**INSTRUCTIONS FOR THE TASK:**
Starting at the first line of the entries below, restate each line exactly until you reach the line with "width=144pt, minimum height=60pt]", and print that one too. Leave the pictures out and stop there.

**EXERCISE DATA:**
-- BEGIN --

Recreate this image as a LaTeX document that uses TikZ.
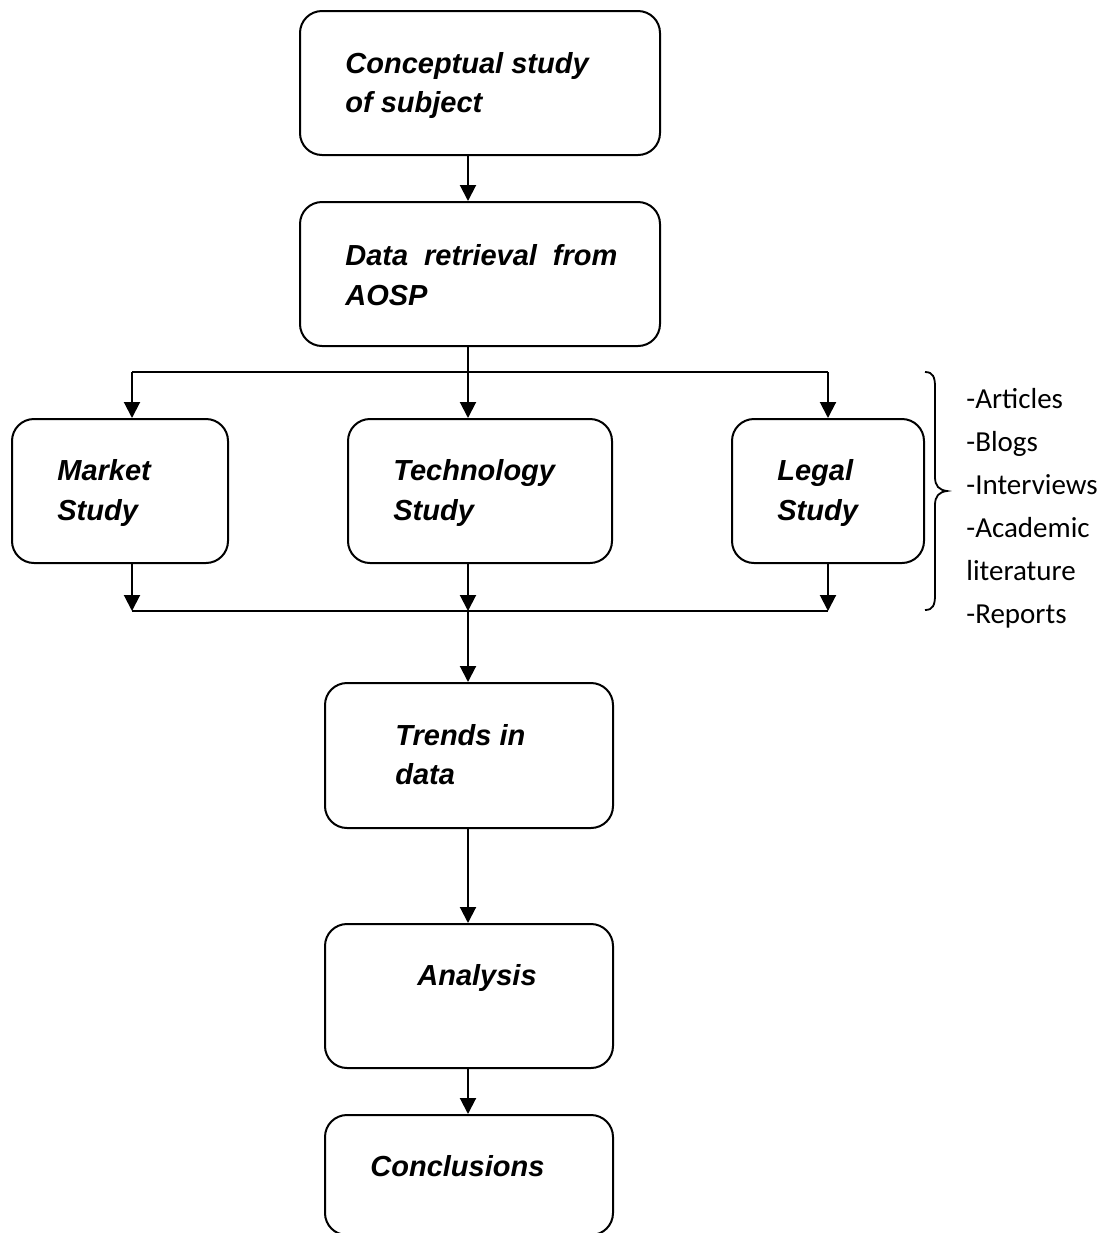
\documentclass[tikz,border=0pt]{standalone}
\usepackage{fontspec}
\setmainfont{Liberation Sans}
\newfontfamily\listfont{Carlito}
\usetikzlibrary{arrows.meta}
\begin{document}
\begin{tikzpicture}[x=0.5pt,y=-0.5pt,
  box/.style={draw, line width=1pt, rounded corners=11pt, inner sep=0pt, minimum height=72pt},
  lbl/.style={anchor=base west, inner sep=0pt, font=\fontsize{14.5pt}{20pt}\selectfont\bfseries\itshape},
  src/.style={anchor=base west, inner sep=0pt, font=\fontsize{14.5pt}{18pt}\selectfont\listfont},
  link/.style={line width=1pt},
  arr/.style={link, -{Triangle[length=8pt,width=8pt]}}]
\useasboundingbox (0,0) rectangle (1111,1233);
\clip (0,0) rectangle (1111,1233);

% process boxes
\node[box, minimum width=180pt] (concept) at (480,83) {};
\node[box, minimum width=180pt] (retrieve) at (480,274) {};
\node[box, minimum width=108pt] (market) at (120,491) {};
\node[box, minimum width=132pt] (tech) at (480,491) {};
\node[box, minimum width=96pt] (legal) at (828,491) {};
\node[box, minimum width=144pt, minimum height=72.5pt] (trends) at (469,755.5) {};
\node[box, minimum width=144pt] (analysis) at (469,996) {};
\node[box, minimum width=144pt, minimum height=60pt] (concl) at (469,1175) {};

% box texts
\node[lbl] (t1a) at (345,73) {Conceptual study};
\node[lbl] (t1b) at (345,112) {of subject};
\node[lbl] (t2a) at (345,265) {\hbox to 136pt{Data\hfill retrieval\hfill from}};
\node[lbl] (t2b) at (345,305) {AOSP};
\node[lbl] (t3a) at (57,480) {Market};
\node[lbl] (t3b) at (57,520) {Study};
\node[lbl] (t4a) at (393,480) {Technology};
\node[lbl] (t4b) at (393,520) {Study};
\node[lbl] (t5a) at (777,480) {Legal};
\node[lbl] (t5b) at (777,520) {Study};
\node[lbl] (t6a) at (395,745) {Trends in};
\node[lbl] (t6b) at (395,784) {data};
\node[lbl] (t7) at (417,985) {Analysis};
\node[lbl] (t8) at (370,1176) {Conclusions};

% junction points of the split and the merge
\coordinate (col) at (468,0);
\coordinate (sp) at (468,372);
\coordinate (spL) at (132,372);
\coordinate (spR) at (828,372);
\coordinate (mg) at (468,611);
\coordinate (mgL) at (132,611);
\coordinate (mgR) at (828,611);

% connectors
\draw[arr] (concept.south -| col) -- (retrieve.north -| col);
\draw[link] (retrieve.south -| sp) -- (sp);
\draw[link] (spL) -- (spR);
\draw[arr] (spL) -- (market.north -| spL);
\draw[arr] (sp) -- (tech.north -| sp);
\draw[arr] (spR) -- (legal.north -| spR);
\draw[arr] (market.south -| mgL) -- (mgL);
\draw[arr] (tech.south -| mg) -- (mg);
\draw[arr] (legal.south -| mgR) -- (mgR);
\draw[link] (mgL) -- (mgR);
\draw[arr] (mg) -- (trends.north -| mg);
\draw[arr] (trends.south -| col) -- (analysis.north -| col);
\draw[arr] (analysis.south -| col) -- (concl.north -| col);

% brace with the list of sources
\coordinate (brTop) at (925,372);
\coordinate (brTip) at (947,491);
\coordinate (brBot) at (925,610);
\draw[line width=0.9pt] (brTop) .. controls (933,372) and (935,377) .. (935,387)
  -- (935,477) .. controls (935,486) and (939,490) .. (brTip)
  .. controls (939,492) and (935,496) .. (935,505)
  -- (935,595) .. controls (935,605) and (933,610) .. (brBot);

\node[src] (s1) at (966,408) {-Articles};
\node[src] (s2) at (966,451) {-Blogs};
\node[src] (s3) at (966,494) {-Interviews};
\node[src] (s4) at (966,537) {-Academic};
\node[src] (s5) at (966,580) {literature};
\node[src] (s6) at (966,623) {-Reports};
\end{tikzpicture}
\end{document}
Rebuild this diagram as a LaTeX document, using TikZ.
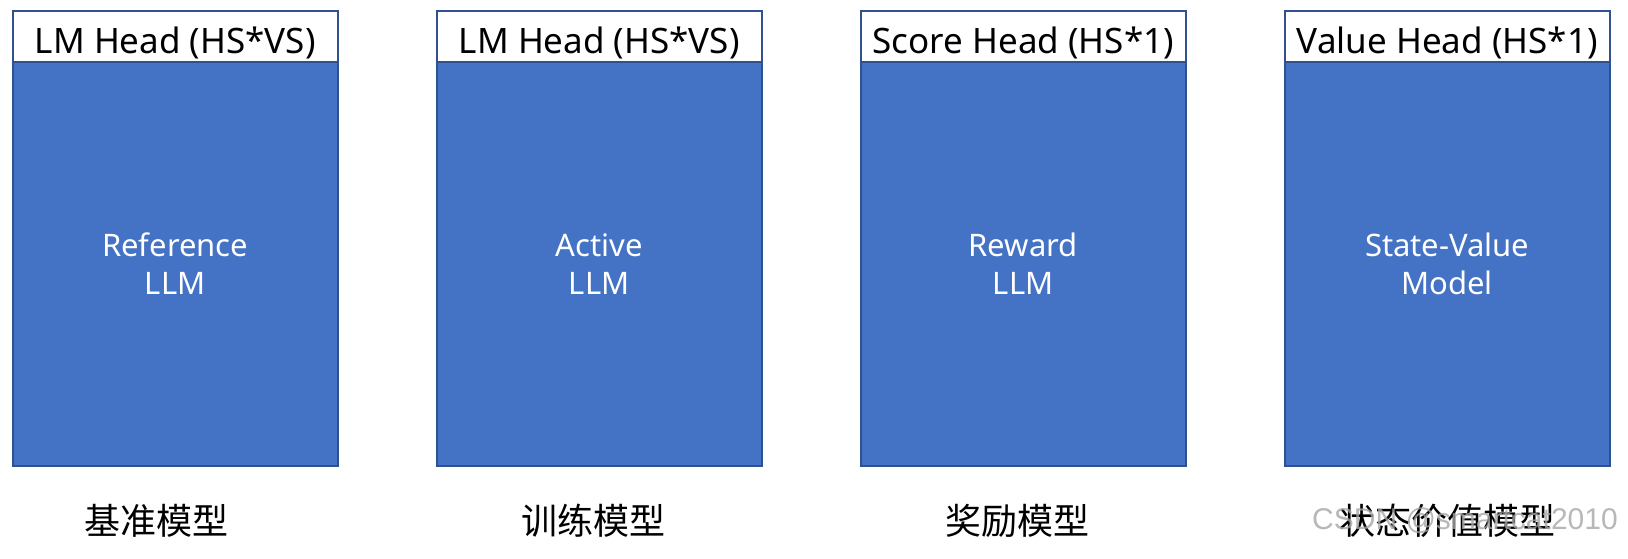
\documentclass[tikz,border=0pt]{standalone}
\usepackage{fontspec}
\setmainfont{Noto Sans}
\newfontfamily\cjk{Noto Sans CJK SC}
\newfontfamily\markfont{Liberation Sans}
\usetikzlibrary{positioning}
\definecolor{llmblue}{HTML}{4472C4}
\definecolor{llmedge}{HTML}{2F528F}

\begin{document}
\begin{tikzpicture}[x=1pt,y=-1pt,
    headbox/.style={draw=llmedge,line width=1.5pt,fill=white,minimum width=325pt,minimum height=51pt,inner sep=0pt,text height=35pt,text depth=0pt,font=\fontsize{35}{40}\selectfont},
    bodybox/.style={draw=llmedge,line width=1.5pt,fill=llmblue,minimum width=325pt,minimum height=404pt,inner sep=0pt,text=white,align=center,font=\fontsize{31}{38}\selectfont},
    namelabel/.style={inner sep=0pt,font=\cjk\fontsize{36}{40}\selectfont},
    watermark/.style={inner sep=0pt,text=black!35,opacity=0.8,font=\markfont\fontsize{30}{32}\selectfont}]
\useasboundingbox (0,0) rectangle (1628,558);

\foreach \i/\head/\body/\name/\dx in {0/{LM Head (HS*VS)}/{Reference\\LLM}/基准模型/-19,
                                     1/{LM Head (HS*VS)}/{Active\\LLM}/训练模型/-6,
                                     2/{Score Head (HS*1)}/{Reward\\LLM}/奖励模型/-6,
                                     3/{Value Head (HS*1)}/{State-Value\\Model}/状态价值模型/0}{
    \node[headbox, anchor=north west] (head\i) at (12+424*\i,10) {\head};
    \node[bodybox, below=-1.5pt of head\i] (body\i) {\body};
    \node[namelabel] (name\i) at ([xshift=\dx pt, yshift=-54pt]body\i.south) {\name};
}

\node[watermark] (mark) at (1465,521) {CSDN @smartcat2010};

\end{tikzpicture}
\end{document}
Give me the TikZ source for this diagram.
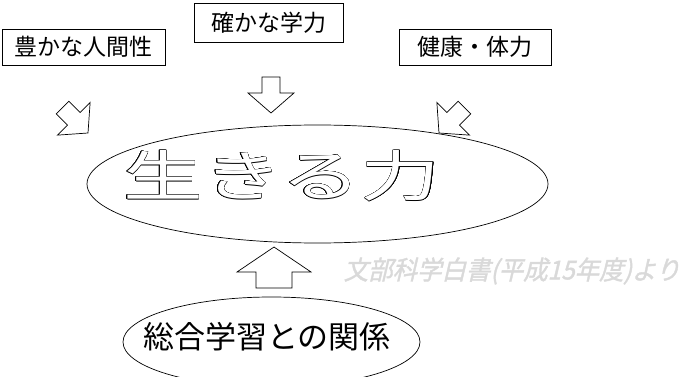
\documentclass[tikz,border=0pt]{standalone}
\usepackage{fontspec}
\usepackage{contour}
\usetikzlibrary{shapes.geometric}

\newfontfamily\jpfont{Noto Sans CJK JP}
\newfontfamily\jpslant[FakeSlant=0.25,FakeBold=1.5]{Noto Sans CJK JP}
\contourlength{0.45pt}

% block arrow: tip, rotation, shaft width, shaft length, head width, head length
\newcommand{\fatarrow}[6]{%
  \draw[arrowline,shift={#1},rotate=#2] (0,0) -- (-#6,#5/2) -- (-#6,#3/2) -- (-#6-#4,#3/2)
    -- (-#6-#4,-#3/2) -- (-#6,-#3/2) -- (-#6,-#5/2) -- cycle;}

\begin{document}
\begin{tikzpicture}[x=1pt,y=-1pt,align=center,
  keybox/.style={draw,line width=0.7pt,inner sep=0pt,font=\jpfont\fontsize{23}{27}\selectfont},
  oval/.style={draw,ellipse,line width=0.7pt,inner sep=0pt},
  arrowline/.style={line width=0.7pt,line join=miter}]

\useasboundingbox (0,0) rectangle (685,377);

\node[keybox,minimum width=163pt,minimum height=36pt] (ningen) at (83.5,47) {豊かな人間性};
\node[keybox,minimum width=149pt,minimum height=39pt] (gakuryoku) at (268.5,22.5) {確かな学力};
\node[keybox,minimum width=152pt,minimum height=36pt] (kenko) at (475,47) {健康・体力};

\fatarrow{(88,133)}{-45}{18}{16}{46}{20}
\fatarrow{(271,113)}{-90}{18}{16}{46}{20}
\fatarrow{(439,133)}{-135}{18}{16}{46}{20}

\node[oval,minimum width=461pt,minimum height=118pt] (ikiru) at (317.5,184) {};
\node[text=white,xscale=1.45,inner sep=0pt,font=\jpfont\fontsize{55}{60}\selectfont]
  (ikirutext) at (282,176) {\contour{black}{生きる力}};

\fatarrow{(274,247)}{90}{36}{16}{74}{25}

\node[text=gray!30,xscale=0.94,inner sep=0pt,font=\jpslant\fontsize{26}{30}\selectfont]
  (source) at (512,271) {文部科学白書(平成15年度)より};

\node[oval,minimum width=297pt,minimum height=90pt] (sogo) at (271.5,342) {};
\node[inner sep=0pt,font=\jpfont\fontsize{31}{36}\selectfont] (sogotext) at (267,337) {総合学習との関係};

\end{tikzpicture}
\end{document}
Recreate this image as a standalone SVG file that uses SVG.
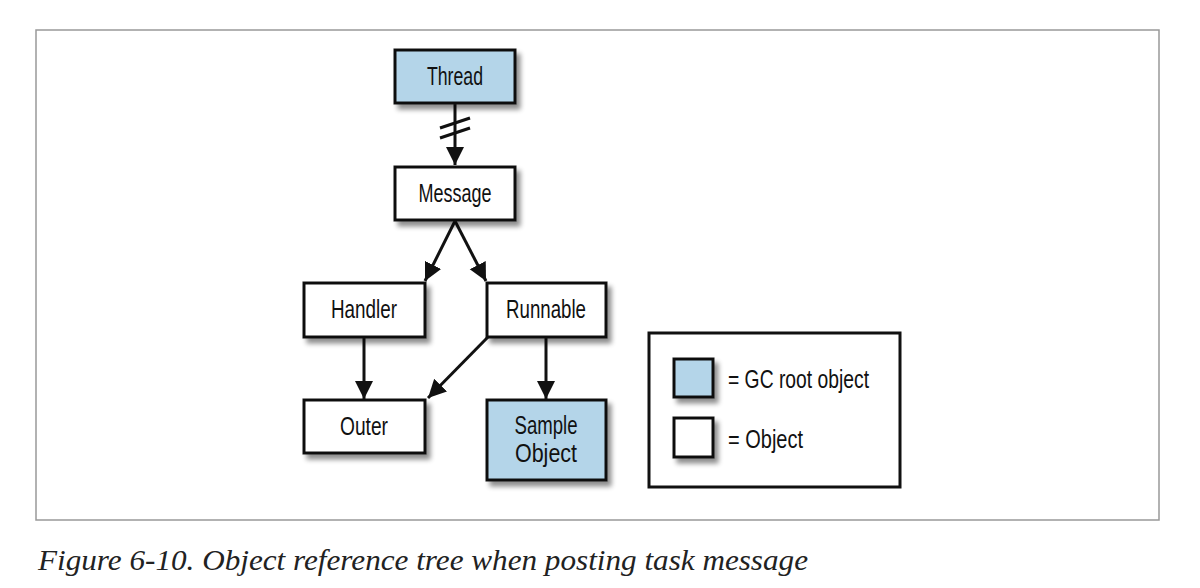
<svg xmlns="http://www.w3.org/2000/svg" width="1200" height="588" viewBox="0 0 1200 588">
<defs>
<style>
.box{stroke:#111;stroke-width:3;filter:url(#sh)}
.obj{fill:#fff}
.root{fill:#b4d5e9}
.lbl{font-family:"Liberation Sans",Arial,sans-serif;font-size:25px;fill:#111;text-anchor:middle}
.leg{font-family:"Liberation Sans",Arial,sans-serif;font-size:25px;fill:#111}
.edge{stroke:#111;stroke-width:3;fill:none}
.cap{font-family:"Liberation Serif","Times New Roman",serif;font-style:italic;font-size:30px;fill:#222}
</style>
<filter id="sh" x="-20%" y="-20%" width="150%" height="160%">
<feGaussianBlur in="SourceAlpha" stdDeviation="2.5"/>
<feOffset dx="4" dy="5" result="b"/>
<feComponentTransfer><feFuncA type="linear" slope="0.45"/></feComponentTransfer>
<feMerge><feMergeNode/><feMergeNode in="SourceGraphic"/></feMerge>
</filter>
<marker id="ah" markerUnits="userSpaceOnUse" markerWidth="20" markerHeight="20" viewBox="0 0 20 20" refX="18" refY="10" orient="auto">
<path d="M0,1 L18,10 L0,19 Z" fill="#111"/>
</marker>
</defs>
<rect x="36" y="30" width="1123" height="490" fill="#fff" stroke="#999" stroke-width="1.5"/>
<g id="connectors">
<line class="edge" x1="455" y1="103" x2="455" y2="165" marker-end="url(#ah)"/>
<line class="edge" x1="440" y1="128" x2="470" y2="118"/>
<line class="edge" x1="440" y1="138" x2="470" y2="128"/>
<line class="edge" x1="455" y1="221" x2="425" y2="281" marker-end="url(#ah)"/>
<line class="edge" x1="455" y1="221" x2="486" y2="281" marker-end="url(#ah)"/>
<line class="edge" x1="364" y1="337" x2="364" y2="399" marker-end="url(#ah)"/>
<line class="edge" x1="546" y1="337" x2="546" y2="399" marker-end="url(#ah)"/>
<line class="edge" x1="488" y1="337" x2="428" y2="398" marker-end="url(#ah)"/>
</g>
<g id="thread">
<rect class="box root" x="395" y="50" width="120" height="53"/>
<text class="lbl" x="455" y="85" textLength="56" lengthAdjust="spacingAndGlyphs">Thread</text>
</g>
<g id="message">
<rect class="box obj" x="395" y="167" width="120" height="53"/>
<text class="lbl" x="455" y="202" textLength="73" lengthAdjust="spacingAndGlyphs">Message</text>
</g>
<g id="handler">
<rect class="box obj" x="304" y="283" width="121" height="54"/>
<text class="lbl" x="364" y="318" textLength="66" lengthAdjust="spacingAndGlyphs">Handler</text>
</g>
<g id="runnable">
<rect class="box obj" x="487" y="283" width="119" height="54"/>
<text class="lbl" x="546" y="318" textLength="80" lengthAdjust="spacingAndGlyphs">Runnable</text>
</g>
<g id="outer">
<rect class="box obj" x="304" y="400" width="121" height="53"/>
<text class="lbl" x="364" y="435" textLength="48" lengthAdjust="spacingAndGlyphs">Outer</text>
</g>
<g id="sample">
<rect class="box root" x="487" y="400" width="119" height="80"/>
<text class="lbl" x="546" y="434" textLength="63" lengthAdjust="spacingAndGlyphs">Sample</text>
<text class="lbl" x="546" y="462" textLength="62" lengthAdjust="spacingAndGlyphs">Object</text>
</g>
<g id="legend">
<rect x="649" y="333" width="251" height="154" fill="#fff" stroke="#111" stroke-width="3"/>
<rect class="box root" x="674" y="359" width="39" height="38"/>
<text class="leg" x="728" y="388" textLength="141" lengthAdjust="spacingAndGlyphs">= GC root object</text>
<rect class="box obj" x="674" y="418" width="39" height="39"/>
<text class="leg" x="728" y="448" textLength="75" lengthAdjust="spacingAndGlyphs">= Object</text>
</g>
<text class="cap" x="38" y="570" textLength="770" lengthAdjust="spacingAndGlyphs">Figure 6-10. Object reference tree when posting task message</text>
</svg>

-- END --

**CORRECT RESPONSE:**
Recreate this image as a LaTeX document that uses TikZ.
\documentclass[tikz,border=0pt]{standalone}
\usepackage{fontspec}
\setmainfont{Liberation Sans}
\newfontfamily\listfont{Carlito}
\usetikzlibrary{arrows.meta}
\begin{document}
\begin{tikzpicture}[x=0.5pt,y=-0.5pt,
  box/.style={draw, line width=1pt, rounded corners=11pt, inner sep=0pt, minimum height=72pt},
  lbl/.style={anchor=base west, inner sep=0pt, font=\fontsize{14.5pt}{20pt}\selectfont\bfseries\itshape},
  src/.style={anchor=base west, inner sep=0pt, font=\fontsize{14.5pt}{18pt}\selectfont\listfont},
  link/.style={line width=1pt},
  arr/.style={link, -{Triangle[length=8pt,width=8pt]}}]
\useasboundingbox (0,0) rectangle (1111,1233);
\clip (0,0) rectangle (1111,1233);

% process boxes
\node[box, minimum width=180pt] (concept) at (480,83) {};
\node[box, minimum width=180pt] (retrieve) at (480,274) {};
\node[box, minimum width=108pt] (market) at (120,491) {};
\node[box, minimum width=132pt] (tech) at (480,491) {};
\node[box, minimum width=96pt] (legal) at (828,491) {};
\node[box, minimum width=144pt, minimum height=72.5pt] (trends) at (469,755.5) {};
\node[box, minimum width=144pt] (analysis) at (469,996) {};
\node[box, minimum width=144pt, minimum height=60pt] (concl) at (469,1175) {};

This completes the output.